No se trata de masoquismo espiritual, ni de locura, se trata simplemente de un estado de calma, de sentimientos que reflejados en el frío papel, me tranquilizan el alma, escribir me hace sentir bien. Es como soñar, pero con los ojos bien abiertos, es como volar. Llegar al infinito rozando la eternidad y con el halo divino del misterio confundirme en una explosión onánica de estrellas y luceros. Y ver formarse a los planetas con el crudo boom de la imaginación.
Eso es escribir. Es sentirse libre, descubrir todos los secretos, llevar al final del caos toda la ilusión. Es vivir poco a poco, aunque a veces, ligeramente, la tristeza y la tranquilidad se confundan y no sepa seguir tras un punto y coma. Escribir es notar en el aire como te observan las hadas y musas del cariño, ver en el viento a un gigante bueno, que el mar te bañe a través del tiempo. Escribir es amar todo lo bello y llorarle a lo eterno, para seguir siendo yo, para convertirme en eterna y así escribir siempre, escribir para todos y para siempre.

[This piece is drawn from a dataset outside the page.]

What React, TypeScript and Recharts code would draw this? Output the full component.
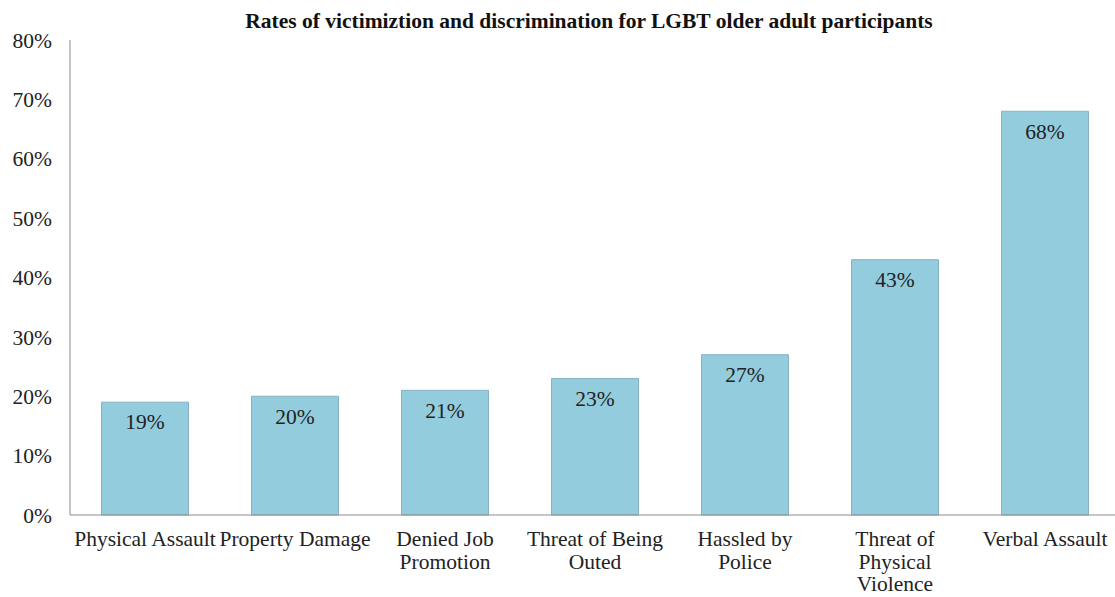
import { BarChart, Bar, XAxis, YAxis, LabelList } from 'recharts';

const categories = [
  'Physical Assault',
  'Property Damage',
  'Denied Job Promotion',
  'Threat of Being Outed',
  'Hassled by Police',
  'Threat of Physical Violence',
  'Verbal Assault',
];

// how Excel wrapped each label
const tickLines: string[][] = [
  ['Physical Assault'],
  ['Property Damage'],
  ['Denied Job', 'Promotion'],
  ['Threat of Being', 'Outed'],
  ['Hassled by', 'Police'],
  ['Threat of', 'Physical', 'Violence'],
  ['Verbal Assault'],
];

const rates = [19, 20, 21, 23, 27, 43, 68];

const yTicks = [0, 10, 20, 30, 40, 50, 60, 70, 80];

const title = 'Rates of victimiztion and discrimination for LGBT older adult participants';

const font = '"Liberation Serif", "Times New Roman", serif';

const data = categories.map((name, i) => ({ name, value: rates[i] }));

function CategoryTick(props: any) {
  const { x, y, index } = props;
  const lines = tickLines[index] || [];
  return (
    <g>
      {lines.map((l, i) => (
        <text
          key={i}
          x={x}
          y={y + 23 + i * 22.5}
          textAnchor="middle"
          fontFamily={font}
          fontSize={21.5}
          fill="#222"
        >
          {l}
        </text>
      ))}
    </g>
  );
}

export default function App() {
  return (
    <div style={{ position: 'absolute', left: 0, top: 0, width: 1115, height: 597, background: '#fff', overflow: 'hidden' }}>
      <div
        style={{
          position: 'absolute',
          left: 0,
          top: 9,
          width: 1178,
          textAlign: 'center',
          fontFamily: font,
          fontWeight: 'bold',
          fontSize: 21.5,
          color: '#111',
        }}
      >
        {title}
      </div>
      <BarChart
        width={1120}
        height={597}
        data={data}
        margin={{ top: 40, right: 0, left: 0, bottom: 0 }}
        barCategoryGap="21%"
      >
        <XAxis
          dataKey="name"
          height={82}
          tickLine={false}
          stroke="#8c8c8c"
          interval={0}
          tick={<CategoryTick />}
        />
        <YAxis
          width={70}
          domain={[0, 80]}
          ticks={yTicks}
          tickLine={false}
          tickMargin={12}
          stroke="#8c8c8c"
          tickFormatter={(v) => `${v}%`}
          tick={{ fill: '#222', fontFamily: font, fontSize: 21.5 }}
        />
        <Bar dataKey="value" fill="#93CCDD" stroke="#86b3c2" strokeWidth={1} isAnimationActive={false}>
          <LabelList
            dataKey="value"
            position="insideTop"
            offset={12}
            formatter={(v: any) => `${v}%`}
            style={{ fill: '#222', fontFamily: font, fontSize: 21.5 }}
          />
        </Bar>
      </BarChart>
    </div>
  );
}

No me importa que mi huella no impresione en esta tierra o en el lado oscuro y frío, sólo me importa escribir por todos los beneficios que me reporta. Purgar mi alma y estar segura de que he creado algo, sea lo que sea y ayude a quien ayude.
Sé que no borraré la huella de nadie porque la creación siempre es imperecedera, nunca muere. Y eso también es un lujo dentro de lo divino de escribir. Y eso también me hace sentir feliz, aunque me robe un trozo de inspiración.
Ojalá el no hacerme importante me sirva para ser más consciente de que la felicidad está en considerar que la propia tristeza es inherente a los sucesos, que es secundaria ante la de los demás, ojalá me haga ser tan humilde o más de lo que soy ahora y no anhelar alegrías que más tarde se volverán contra mí.
Si estás siempre triste, descubrirás cómo ser feliz sin sentirte desgraciado, y sin preocuparte porque un día pueda llegar la tristeza.
Prefiero seguir escribiendo para mi sola (¿para qué aburrir a nadie más publicando un libro?) y ser mejor persona, que regalar mis neuróticos pensamientos, y también los depresivos, sólo para enriquecer las arcas de mi cuenta bancaria (que por cierto, tener una hipoteca está dejando bastante minada).